++++ Data provided

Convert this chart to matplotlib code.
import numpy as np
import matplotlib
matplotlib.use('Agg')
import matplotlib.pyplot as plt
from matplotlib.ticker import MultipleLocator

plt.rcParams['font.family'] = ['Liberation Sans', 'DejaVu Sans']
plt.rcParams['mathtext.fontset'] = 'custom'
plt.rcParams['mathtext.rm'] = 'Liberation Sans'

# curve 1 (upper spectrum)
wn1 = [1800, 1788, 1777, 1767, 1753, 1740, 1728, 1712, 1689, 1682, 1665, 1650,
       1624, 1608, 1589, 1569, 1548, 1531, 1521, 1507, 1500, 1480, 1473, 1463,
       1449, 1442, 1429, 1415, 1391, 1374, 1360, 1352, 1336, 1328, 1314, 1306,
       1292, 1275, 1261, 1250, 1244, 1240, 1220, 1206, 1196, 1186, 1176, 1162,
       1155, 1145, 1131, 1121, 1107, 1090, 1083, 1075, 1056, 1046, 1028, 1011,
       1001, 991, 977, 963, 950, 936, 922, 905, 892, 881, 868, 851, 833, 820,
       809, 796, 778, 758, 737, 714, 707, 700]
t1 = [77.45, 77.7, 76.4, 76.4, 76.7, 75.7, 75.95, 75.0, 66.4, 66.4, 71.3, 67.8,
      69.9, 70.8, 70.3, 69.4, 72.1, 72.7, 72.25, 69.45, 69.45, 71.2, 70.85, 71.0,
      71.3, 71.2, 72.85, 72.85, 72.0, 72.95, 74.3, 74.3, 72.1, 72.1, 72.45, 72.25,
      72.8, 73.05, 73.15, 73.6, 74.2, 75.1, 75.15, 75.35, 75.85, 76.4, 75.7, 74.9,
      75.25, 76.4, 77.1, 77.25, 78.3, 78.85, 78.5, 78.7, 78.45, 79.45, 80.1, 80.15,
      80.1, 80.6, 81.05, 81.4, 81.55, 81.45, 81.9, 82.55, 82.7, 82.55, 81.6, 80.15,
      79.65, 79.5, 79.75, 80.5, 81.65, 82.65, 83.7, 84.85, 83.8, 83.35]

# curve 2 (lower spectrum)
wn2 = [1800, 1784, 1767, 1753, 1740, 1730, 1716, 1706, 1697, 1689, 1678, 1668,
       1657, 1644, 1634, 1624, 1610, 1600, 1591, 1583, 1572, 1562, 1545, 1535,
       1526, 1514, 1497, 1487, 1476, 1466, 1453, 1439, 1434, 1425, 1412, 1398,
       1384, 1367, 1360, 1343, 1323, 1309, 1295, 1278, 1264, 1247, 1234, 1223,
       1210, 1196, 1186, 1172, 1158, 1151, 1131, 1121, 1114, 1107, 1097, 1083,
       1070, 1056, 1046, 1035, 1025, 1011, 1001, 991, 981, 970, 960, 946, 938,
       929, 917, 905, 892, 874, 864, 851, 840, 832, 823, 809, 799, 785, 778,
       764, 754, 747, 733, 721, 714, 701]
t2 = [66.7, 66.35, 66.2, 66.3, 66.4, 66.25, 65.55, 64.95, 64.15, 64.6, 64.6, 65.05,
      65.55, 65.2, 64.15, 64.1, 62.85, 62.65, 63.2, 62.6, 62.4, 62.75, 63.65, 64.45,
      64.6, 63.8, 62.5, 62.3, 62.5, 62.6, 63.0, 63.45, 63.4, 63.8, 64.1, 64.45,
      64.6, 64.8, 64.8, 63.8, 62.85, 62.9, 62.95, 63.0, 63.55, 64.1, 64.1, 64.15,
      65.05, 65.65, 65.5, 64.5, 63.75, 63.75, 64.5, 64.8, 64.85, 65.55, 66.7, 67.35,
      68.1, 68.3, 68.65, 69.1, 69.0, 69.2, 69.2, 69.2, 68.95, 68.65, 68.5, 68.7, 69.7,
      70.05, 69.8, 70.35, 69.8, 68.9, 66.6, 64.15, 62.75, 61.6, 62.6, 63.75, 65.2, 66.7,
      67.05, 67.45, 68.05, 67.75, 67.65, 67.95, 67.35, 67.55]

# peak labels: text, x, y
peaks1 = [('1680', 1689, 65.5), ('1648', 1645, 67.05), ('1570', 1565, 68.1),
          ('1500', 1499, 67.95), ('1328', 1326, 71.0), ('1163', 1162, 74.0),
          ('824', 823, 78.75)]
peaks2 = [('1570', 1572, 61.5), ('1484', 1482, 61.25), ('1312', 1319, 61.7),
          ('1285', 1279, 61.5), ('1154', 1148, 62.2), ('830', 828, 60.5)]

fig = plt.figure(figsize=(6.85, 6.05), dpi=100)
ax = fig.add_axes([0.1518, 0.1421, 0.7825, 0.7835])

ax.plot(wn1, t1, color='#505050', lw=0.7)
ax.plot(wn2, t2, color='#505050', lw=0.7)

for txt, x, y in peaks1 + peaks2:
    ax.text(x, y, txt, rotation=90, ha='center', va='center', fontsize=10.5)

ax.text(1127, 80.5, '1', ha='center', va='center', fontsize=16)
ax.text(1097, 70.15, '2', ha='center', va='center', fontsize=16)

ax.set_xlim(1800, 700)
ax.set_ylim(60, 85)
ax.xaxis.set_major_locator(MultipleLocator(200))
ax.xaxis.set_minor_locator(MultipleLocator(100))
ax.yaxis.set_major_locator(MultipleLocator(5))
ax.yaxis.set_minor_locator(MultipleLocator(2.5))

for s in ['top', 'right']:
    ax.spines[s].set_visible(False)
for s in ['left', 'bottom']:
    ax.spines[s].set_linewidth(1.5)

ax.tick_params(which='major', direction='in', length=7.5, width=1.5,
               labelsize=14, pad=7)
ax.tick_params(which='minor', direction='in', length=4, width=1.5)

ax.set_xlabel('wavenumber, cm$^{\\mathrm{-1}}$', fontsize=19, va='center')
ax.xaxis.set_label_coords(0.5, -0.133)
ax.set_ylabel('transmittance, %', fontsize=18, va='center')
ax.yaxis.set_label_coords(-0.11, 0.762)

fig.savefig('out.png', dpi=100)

++++++++

**Exercise**: Quote the data in full, keeping each word unchanged.

**Output below**:
Convert this chart to matplotlib code.
import numpy as np
import matplotlib
matplotlib.use('Agg')
import matplotlib.pyplot as plt
from matplotlib.ticker import MultipleLocator

plt.rcParams['font.family'] = ['Liberation Sans', 'DejaVu Sans']
plt.rcParams['mathtext.fontset'] = 'custom'
plt.rcParams['mathtext.rm'] = 'Liberation Sans'

# curve 1 (upper spectrum)
wn1 = [1800, 1788, 1777, 1767, 1753, 1740, 1728, 1712, 1689, 1682, 1665, 1650,
       1624, 1608, 1589, 1569, 1548, 1531, 1521, 1507, 1500, 1480, 1473, 1463,
       1449, 1442, 1429, 1415, 1391, 1374, 1360, 1352, 1336, 1328, 1314, 1306,
       1292, 1275, 1261, 1250, 1244, 1240, 1220, 1206, 1196, 1186, 1176, 1162,
       1155, 1145, 1131, 1121, 1107, 1090, 1083, 1075, 1056, 1046, 1028, 1011,
       1001, 991, 977, 963, 950, 936, 922, 905, 892, 881, 868, 851, 833, 820,
       809, 796, 778, 758, 737, 714, 707, 700]
t1 = [77.45, 77.7, 76.4, 76.4, 76.7, 75.7, 75.95, 75.0, 66.4, 66.4, 71.3, 67.8,
      69.9, 70.8, 70.3, 69.4, 72.1, 72.7, 72.25, 69.45, 69.45, 71.2, 70.85, 71.0,
      71.3, 71.2, 72.85, 72.85, 72.0, 72.95, 74.3, 74.3, 72.1, 72.1, 72.45, 72.25,
      72.8, 73.05, 73.15, 73.6, 74.2, 75.1, 75.15, 75.35, 75.85, 76.4, 75.7, 74.9,
      75.25, 76.4, 77.1, 77.25, 78.3, 78.85, 78.5, 78.7, 78.45, 79.45, 80.1, 80.15,
      80.1, 80.6, 81.05, 81.4, 81.55, 81.45, 81.9, 82.55, 82.7, 82.55, 81.6, 80.15,
      79.65, 79.5, 79.75, 80.5, 81.65, 82.65, 83.7, 84.85, 83.8, 83.35]

# curve 2 (lower spectrum)
wn2 = [1800, 1784, 1767, 1753, 1740, 1730, 1716, 1706, 1697, 1689, 1678, 1668,
       1657, 1644, 1634, 1624, 1610, 1600, 1591, 1583, 1572, 1562, 1545, 1535,
       1526, 1514, 1497, 1487, 1476, 1466, 1453, 1439, 1434, 1425, 1412, 1398,
       1384, 1367, 1360, 1343, 1323, 1309, 1295, 1278, 1264, 1247, 1234, 1223,
       1210, 1196, 1186, 1172, 1158, 1151, 1131, 1121, 1114, 1107, 1097, 1083,
       1070, 1056, 1046, 1035, 1025, 1011, 1001, 991, 981, 970, 960, 946, 938,
       929, 917, 905, 892, 874, 864, 851, 840, 832, 823, 809, 799, 785, 778,
       764, 754, 747, 733, 721, 714, 701]
t2 = [66.7, 66.35, 66.2, 66.3, 66.4, 66.25, 65.55, 64.95, 64.15, 64.6, 64.6, 65.05,
      65.55, 65.2, 64.15, 64.1, 62.85, 62.65, 63.2, 62.6, 62.4, 62.75, 63.65, 64.45,
      64.6, 63.8, 62.5, 62.3, 62.5, 62.6, 63.0, 63.45, 63.4, 63.8, 64.1, 64.45,
      64.6, 64.8, 64.8, 63.8, 62.85, 62.9, 62.95, 63.0, 63.55, 64.1, 64.1, 64.15,
      65.05, 65.65, 65.5, 64.5, 63.75, 63.75, 64.5, 64.8, 64.85, 65.55, 66.7, 67.35,
      68.1, 68.3, 68.65, 69.1, 69.0, 69.2, 69.2, 69.2, 68.95, 68.65, 68.5, 68.7, 69.7,
      70.05, 69.8, 70.35, 69.8, 68.9, 66.6, 64.15, 62.75, 61.6, 62.6, 63.75, 65.2, 66.7,
      67.05, 67.45, 68.05, 67.75, 67.65, 67.95, 67.35, 67.55]

# peak labels: text, x, y
peaks1 = [('1680', 1689, 65.5), ('1648', 1645, 67.05), ('1570', 1565, 68.1),
          ('1500', 1499, 67.95), ('1328', 1326, 71.0), ('1163', 1162, 74.0),
          ('824', 823, 78.75)]
peaks2 = [('1570', 1572, 61.5), ('1484', 1482, 61.25), ('1312', 1319, 61.7),
          ('1285', 1279, 61.5), ('1154', 1148, 62.2), ('830', 828, 60.5)]

fig = plt.figure(figsize=(6.85, 6.05), dpi=100)
ax = fig.add_axes([0.1518, 0.1421, 0.7825, 0.7835])

ax.plot(wn1, t1, color='#505050', lw=0.7)
ax.plot(wn2, t2, color='#505050', lw=0.7)

for txt, x, y in peaks1 + peaks2:
    ax.text(x, y, txt, rotation=90, ha='center', va='center', fontsize=10.5)

ax.text(1127, 80.5, '1', ha='center', va='center', fontsize=16)
ax.text(1097, 70.15, '2', ha='center', va='center', fontsize=16)

ax.set_xlim(1800, 700)
ax.set_ylim(60, 85)
ax.xaxis.set_major_locator(MultipleLocator(200))
ax.xaxis.set_minor_locator(MultipleLocator(100))
ax.yaxis.set_major_locator(MultipleLocator(5))
ax.yaxis.set_minor_locator(MultipleLocator(2.5))

for s in ['top', 'right']:
    ax.spines[s].set_visible(False)
for s in ['left', 'bottom']:
    ax.spines[s].set_linewidth(1.5)

ax.tick_params(which='major', direction='in', length=7.5, width=1.5,
               labelsize=14, pad=7)
ax.tick_params(which='minor', direction='in', length=4, width=1.5)

ax.set_xlabel('wavenumber, cm$^{\\mathrm{-1}}$', fontsize=19, va='center')
ax.xaxis.set_label_coords(0.5, -0.133)
ax.set_ylabel('transmittance, %', fontsize=18, va='center')
ax.yaxis.set_label_coords(-0.11, 0.762)

fig.savefig('out.png', dpi=100)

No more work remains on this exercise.